> _Task requirements_: From the first line of the entries below through the line bearing "import pandas as pd", write out each line exactly. Omit pictures.

[Data items]
********************

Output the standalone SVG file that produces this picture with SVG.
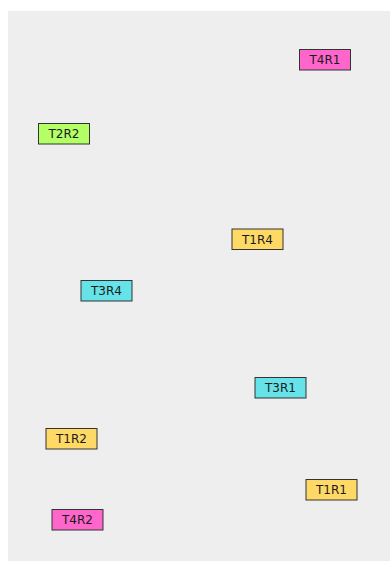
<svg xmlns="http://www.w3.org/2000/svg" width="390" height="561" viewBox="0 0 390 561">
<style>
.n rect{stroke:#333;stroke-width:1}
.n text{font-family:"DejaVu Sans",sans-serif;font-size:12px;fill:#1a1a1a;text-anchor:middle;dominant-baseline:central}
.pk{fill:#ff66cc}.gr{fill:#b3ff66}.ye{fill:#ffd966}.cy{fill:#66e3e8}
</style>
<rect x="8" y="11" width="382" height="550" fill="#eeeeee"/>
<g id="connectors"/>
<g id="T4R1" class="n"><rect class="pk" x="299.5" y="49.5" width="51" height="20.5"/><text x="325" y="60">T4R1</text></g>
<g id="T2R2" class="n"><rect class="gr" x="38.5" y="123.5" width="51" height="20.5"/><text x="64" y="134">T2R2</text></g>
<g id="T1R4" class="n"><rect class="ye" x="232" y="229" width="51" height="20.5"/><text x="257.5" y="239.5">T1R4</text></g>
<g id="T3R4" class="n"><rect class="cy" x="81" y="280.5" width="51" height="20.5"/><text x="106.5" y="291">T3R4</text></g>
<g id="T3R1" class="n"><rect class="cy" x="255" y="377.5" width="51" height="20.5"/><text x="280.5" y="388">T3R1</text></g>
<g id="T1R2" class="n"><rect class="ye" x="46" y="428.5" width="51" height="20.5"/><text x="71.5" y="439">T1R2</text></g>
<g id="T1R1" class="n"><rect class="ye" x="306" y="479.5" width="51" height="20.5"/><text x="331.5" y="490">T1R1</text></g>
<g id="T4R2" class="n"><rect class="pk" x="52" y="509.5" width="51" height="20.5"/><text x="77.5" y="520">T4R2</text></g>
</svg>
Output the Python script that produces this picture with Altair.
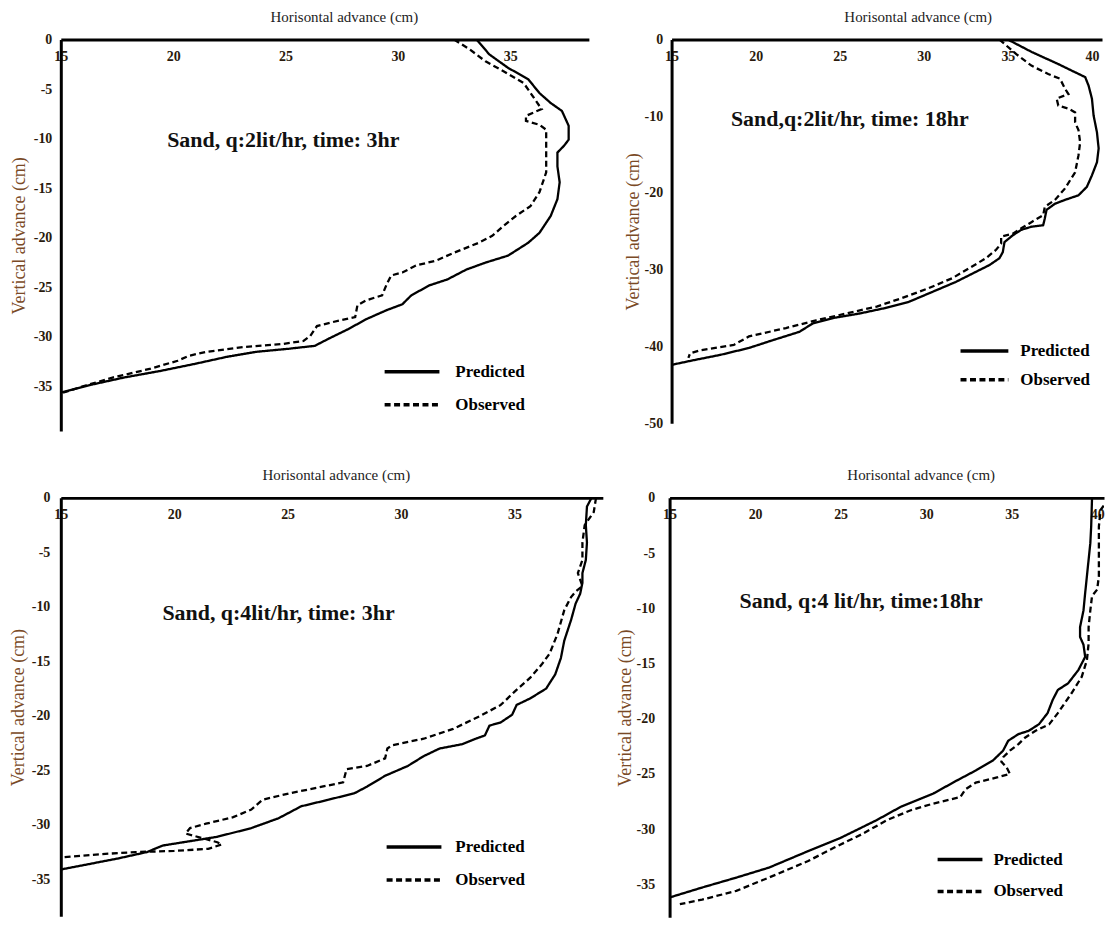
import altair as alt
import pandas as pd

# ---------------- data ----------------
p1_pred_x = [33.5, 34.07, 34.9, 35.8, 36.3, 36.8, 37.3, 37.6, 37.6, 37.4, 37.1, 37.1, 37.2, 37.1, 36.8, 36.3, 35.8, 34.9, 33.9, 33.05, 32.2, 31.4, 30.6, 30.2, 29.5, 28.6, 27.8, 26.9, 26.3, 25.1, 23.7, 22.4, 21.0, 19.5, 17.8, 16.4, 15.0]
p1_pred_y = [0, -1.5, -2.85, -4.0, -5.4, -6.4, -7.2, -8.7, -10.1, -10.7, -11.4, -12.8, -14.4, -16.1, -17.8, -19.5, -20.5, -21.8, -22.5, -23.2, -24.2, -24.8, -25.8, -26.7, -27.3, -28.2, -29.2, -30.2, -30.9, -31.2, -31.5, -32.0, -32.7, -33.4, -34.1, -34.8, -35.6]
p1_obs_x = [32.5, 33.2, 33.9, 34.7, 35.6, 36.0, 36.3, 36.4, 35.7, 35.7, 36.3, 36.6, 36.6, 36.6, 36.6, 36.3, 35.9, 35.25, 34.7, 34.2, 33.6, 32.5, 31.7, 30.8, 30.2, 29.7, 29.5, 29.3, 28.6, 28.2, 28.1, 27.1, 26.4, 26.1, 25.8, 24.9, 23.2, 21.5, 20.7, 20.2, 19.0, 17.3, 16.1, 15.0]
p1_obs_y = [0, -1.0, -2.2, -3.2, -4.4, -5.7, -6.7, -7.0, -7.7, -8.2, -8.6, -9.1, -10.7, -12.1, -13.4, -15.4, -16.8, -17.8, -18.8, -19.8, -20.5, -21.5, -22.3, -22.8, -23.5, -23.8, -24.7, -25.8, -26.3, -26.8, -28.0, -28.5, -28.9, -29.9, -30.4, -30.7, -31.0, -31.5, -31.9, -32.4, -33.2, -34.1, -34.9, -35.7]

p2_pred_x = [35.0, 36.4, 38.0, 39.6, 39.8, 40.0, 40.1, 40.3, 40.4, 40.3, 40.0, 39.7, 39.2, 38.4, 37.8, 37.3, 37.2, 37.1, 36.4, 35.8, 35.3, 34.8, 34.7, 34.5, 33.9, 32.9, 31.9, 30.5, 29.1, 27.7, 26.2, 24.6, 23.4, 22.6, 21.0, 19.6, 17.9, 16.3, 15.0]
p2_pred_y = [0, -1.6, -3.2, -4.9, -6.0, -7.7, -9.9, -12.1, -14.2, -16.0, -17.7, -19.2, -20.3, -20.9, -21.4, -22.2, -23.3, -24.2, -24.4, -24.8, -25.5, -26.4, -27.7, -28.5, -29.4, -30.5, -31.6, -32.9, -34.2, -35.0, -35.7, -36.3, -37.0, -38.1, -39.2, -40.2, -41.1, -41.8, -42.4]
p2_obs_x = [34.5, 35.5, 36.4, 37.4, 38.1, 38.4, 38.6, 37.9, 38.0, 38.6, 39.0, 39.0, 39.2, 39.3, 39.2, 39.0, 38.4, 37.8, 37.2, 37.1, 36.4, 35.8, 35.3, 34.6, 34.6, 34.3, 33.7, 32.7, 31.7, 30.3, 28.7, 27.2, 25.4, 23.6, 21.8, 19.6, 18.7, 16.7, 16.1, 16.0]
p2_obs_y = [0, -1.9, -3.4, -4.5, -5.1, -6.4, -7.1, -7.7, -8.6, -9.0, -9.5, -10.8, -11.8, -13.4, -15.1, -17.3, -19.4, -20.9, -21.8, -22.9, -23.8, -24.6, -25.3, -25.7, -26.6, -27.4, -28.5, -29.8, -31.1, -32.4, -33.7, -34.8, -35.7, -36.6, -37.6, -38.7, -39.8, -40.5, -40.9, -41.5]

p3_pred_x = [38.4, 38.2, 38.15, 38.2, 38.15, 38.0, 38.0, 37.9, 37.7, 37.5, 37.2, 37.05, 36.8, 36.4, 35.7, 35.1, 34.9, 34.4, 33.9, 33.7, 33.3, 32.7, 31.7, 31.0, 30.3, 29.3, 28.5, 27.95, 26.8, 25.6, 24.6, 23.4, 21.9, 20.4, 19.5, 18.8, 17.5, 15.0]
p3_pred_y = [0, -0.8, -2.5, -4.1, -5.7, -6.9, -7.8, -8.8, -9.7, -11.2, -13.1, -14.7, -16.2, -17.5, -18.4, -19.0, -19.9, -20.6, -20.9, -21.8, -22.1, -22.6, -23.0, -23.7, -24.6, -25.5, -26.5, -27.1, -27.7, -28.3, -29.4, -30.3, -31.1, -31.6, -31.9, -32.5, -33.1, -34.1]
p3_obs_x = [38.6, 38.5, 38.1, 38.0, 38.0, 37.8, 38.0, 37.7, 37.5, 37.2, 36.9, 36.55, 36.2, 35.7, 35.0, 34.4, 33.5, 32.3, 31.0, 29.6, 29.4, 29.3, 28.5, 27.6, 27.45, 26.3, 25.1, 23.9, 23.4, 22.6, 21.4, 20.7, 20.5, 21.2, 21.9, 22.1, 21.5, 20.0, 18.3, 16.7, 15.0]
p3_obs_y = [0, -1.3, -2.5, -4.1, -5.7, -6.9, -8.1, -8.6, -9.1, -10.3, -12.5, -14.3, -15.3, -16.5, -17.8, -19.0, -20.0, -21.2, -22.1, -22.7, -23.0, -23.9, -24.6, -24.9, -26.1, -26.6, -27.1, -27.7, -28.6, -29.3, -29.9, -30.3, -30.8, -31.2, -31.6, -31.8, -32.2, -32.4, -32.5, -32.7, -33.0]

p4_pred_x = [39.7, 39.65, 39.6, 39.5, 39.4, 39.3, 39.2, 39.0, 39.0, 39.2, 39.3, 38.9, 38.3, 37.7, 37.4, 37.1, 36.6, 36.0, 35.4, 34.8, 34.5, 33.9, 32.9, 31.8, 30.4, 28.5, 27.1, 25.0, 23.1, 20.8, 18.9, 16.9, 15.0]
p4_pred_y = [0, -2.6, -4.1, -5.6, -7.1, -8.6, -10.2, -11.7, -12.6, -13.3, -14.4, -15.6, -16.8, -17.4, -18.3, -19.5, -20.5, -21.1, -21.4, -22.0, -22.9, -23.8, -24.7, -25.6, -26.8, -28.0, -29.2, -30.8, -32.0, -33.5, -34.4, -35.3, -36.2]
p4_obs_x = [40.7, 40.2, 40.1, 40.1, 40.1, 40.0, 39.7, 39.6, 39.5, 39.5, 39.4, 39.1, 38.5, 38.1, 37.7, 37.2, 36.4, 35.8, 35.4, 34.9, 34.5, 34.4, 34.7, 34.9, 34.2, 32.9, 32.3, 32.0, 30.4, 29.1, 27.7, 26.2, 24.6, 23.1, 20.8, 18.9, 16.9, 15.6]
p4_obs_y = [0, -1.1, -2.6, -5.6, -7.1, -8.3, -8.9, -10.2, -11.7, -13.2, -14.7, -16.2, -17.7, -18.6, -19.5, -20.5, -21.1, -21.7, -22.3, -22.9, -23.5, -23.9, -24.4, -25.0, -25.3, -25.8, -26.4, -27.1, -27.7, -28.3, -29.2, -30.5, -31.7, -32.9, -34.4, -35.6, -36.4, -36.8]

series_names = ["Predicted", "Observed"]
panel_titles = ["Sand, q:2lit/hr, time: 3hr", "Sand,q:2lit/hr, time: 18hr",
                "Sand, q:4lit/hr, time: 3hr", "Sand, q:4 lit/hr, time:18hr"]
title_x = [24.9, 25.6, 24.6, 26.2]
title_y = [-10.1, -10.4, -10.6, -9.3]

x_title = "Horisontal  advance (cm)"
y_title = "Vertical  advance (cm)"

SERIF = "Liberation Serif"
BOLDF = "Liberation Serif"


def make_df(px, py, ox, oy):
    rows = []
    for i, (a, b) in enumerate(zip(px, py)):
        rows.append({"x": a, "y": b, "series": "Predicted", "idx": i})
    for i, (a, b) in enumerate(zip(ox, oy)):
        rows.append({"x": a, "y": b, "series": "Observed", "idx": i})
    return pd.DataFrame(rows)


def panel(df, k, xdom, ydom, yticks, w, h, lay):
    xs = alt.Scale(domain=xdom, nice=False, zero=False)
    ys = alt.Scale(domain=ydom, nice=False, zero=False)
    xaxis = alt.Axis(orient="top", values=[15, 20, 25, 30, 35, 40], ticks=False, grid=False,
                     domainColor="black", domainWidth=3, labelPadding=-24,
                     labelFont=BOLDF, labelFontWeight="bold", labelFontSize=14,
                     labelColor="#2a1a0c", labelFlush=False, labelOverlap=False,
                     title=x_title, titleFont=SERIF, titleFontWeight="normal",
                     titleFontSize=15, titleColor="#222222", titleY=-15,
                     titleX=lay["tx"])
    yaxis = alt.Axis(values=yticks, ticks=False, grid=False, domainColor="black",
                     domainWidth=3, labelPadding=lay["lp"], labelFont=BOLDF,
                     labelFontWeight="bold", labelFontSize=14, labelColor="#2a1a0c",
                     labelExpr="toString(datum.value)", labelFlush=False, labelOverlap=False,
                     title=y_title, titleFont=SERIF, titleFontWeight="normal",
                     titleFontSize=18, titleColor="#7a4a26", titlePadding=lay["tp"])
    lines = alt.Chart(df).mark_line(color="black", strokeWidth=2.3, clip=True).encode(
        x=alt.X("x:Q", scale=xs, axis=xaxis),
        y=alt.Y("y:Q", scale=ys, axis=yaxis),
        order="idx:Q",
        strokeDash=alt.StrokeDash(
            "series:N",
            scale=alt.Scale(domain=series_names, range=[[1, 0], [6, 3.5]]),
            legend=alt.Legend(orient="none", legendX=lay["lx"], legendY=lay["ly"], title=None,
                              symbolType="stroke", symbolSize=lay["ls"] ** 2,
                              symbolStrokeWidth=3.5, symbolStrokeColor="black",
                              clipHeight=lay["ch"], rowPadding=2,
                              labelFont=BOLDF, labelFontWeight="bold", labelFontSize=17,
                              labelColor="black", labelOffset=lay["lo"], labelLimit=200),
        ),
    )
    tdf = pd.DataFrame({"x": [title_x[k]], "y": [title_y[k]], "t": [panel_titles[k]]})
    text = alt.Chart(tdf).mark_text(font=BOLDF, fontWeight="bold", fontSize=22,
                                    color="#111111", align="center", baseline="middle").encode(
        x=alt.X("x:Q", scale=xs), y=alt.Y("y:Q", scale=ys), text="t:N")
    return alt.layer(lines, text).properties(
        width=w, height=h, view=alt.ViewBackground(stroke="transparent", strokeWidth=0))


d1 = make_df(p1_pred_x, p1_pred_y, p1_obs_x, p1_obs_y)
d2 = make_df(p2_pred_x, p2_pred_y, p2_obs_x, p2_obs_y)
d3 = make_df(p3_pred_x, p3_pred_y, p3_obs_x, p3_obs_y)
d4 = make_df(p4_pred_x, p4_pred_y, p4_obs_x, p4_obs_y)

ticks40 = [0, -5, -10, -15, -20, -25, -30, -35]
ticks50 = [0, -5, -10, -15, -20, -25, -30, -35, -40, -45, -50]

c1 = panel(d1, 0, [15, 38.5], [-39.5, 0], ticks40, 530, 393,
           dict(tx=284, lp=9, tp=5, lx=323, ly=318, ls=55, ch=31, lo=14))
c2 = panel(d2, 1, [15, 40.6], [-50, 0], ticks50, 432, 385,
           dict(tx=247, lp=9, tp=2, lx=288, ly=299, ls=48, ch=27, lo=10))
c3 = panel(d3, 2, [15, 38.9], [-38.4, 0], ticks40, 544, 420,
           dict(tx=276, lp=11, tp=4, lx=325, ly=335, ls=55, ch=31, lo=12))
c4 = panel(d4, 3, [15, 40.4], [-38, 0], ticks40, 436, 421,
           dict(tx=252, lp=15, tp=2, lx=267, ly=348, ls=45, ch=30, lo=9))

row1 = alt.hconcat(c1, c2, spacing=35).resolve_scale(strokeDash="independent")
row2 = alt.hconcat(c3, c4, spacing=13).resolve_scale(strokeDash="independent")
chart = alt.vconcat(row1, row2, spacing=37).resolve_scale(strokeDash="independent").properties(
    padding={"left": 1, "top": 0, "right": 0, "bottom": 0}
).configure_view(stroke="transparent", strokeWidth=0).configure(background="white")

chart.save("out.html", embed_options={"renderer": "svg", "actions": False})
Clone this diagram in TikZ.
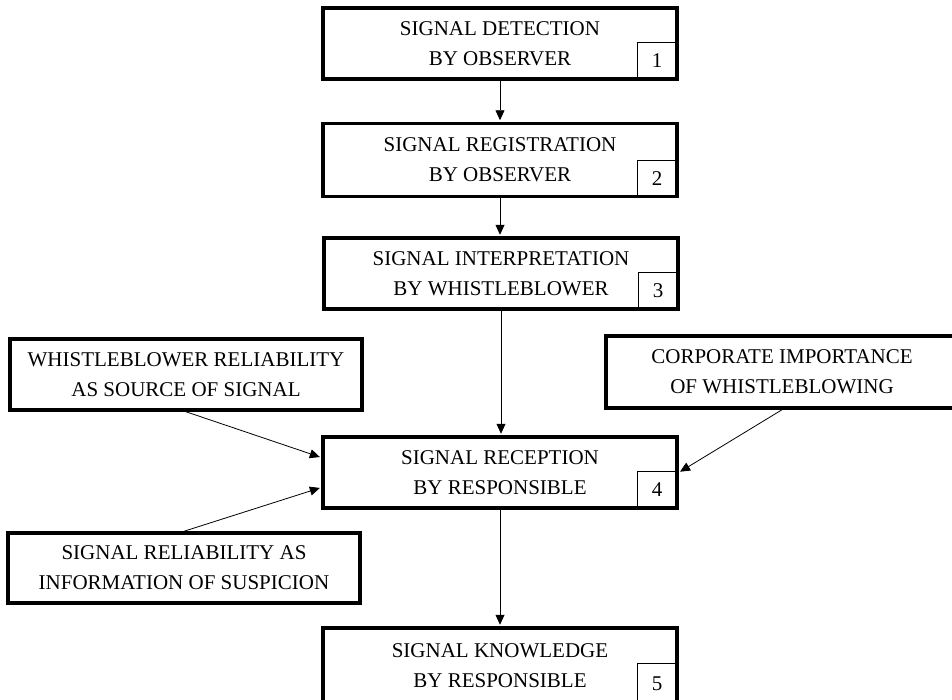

********************

> _Worked solution_:
Output the standalone SVG file that produces this picture with SVG.
<svg xmlns="http://www.w3.org/2000/svg" width="390" height="561" viewBox="0 0 390 561">
<style>
.n rect{stroke:#333;stroke-width:1}
.n text{font-family:"DejaVu Sans",sans-serif;font-size:12px;fill:#1a1a1a;text-anchor:middle;dominant-baseline:central}
.pk{fill:#ff66cc}.gr{fill:#b3ff66}.ye{fill:#ffd966}.cy{fill:#66e3e8}
</style>
<rect x="8" y="11" width="382" height="550" fill="#eeeeee"/>
<g id="connectors"/>
<g id="T4R1" class="n"><rect class="pk" x="299.5" y="49.5" width="51" height="20.5"/><text x="325" y="60">T4R1</text></g>
<g id="T2R2" class="n"><rect class="gr" x="38.5" y="123.5" width="51" height="20.5"/><text x="64" y="134">T2R2</text></g>
<g id="T1R4" class="n"><rect class="ye" x="232" y="229" width="51" height="20.5"/><text x="257.5" y="239.5">T1R4</text></g>
<g id="T3R4" class="n"><rect class="cy" x="81" y="280.5" width="51" height="20.5"/><text x="106.5" y="291">T3R4</text></g>
<g id="T3R1" class="n"><rect class="cy" x="255" y="377.5" width="51" height="20.5"/><text x="280.5" y="388">T3R1</text></g>
<g id="T1R2" class="n"><rect class="ye" x="46" y="428.5" width="51" height="20.5"/><text x="71.5" y="439">T1R2</text></g>
<g id="T1R1" class="n"><rect class="ye" x="306" y="479.5" width="51" height="20.5"/><text x="331.5" y="490">T1R1</text></g>
<g id="T4R2" class="n"><rect class="pk" x="52" y="509.5" width="51" height="20.5"/><text x="77.5" y="520">T4R2</text></g>
</svg>
Output the Python script that produces this picture with Altair.
import altair as alt
import pandas as pd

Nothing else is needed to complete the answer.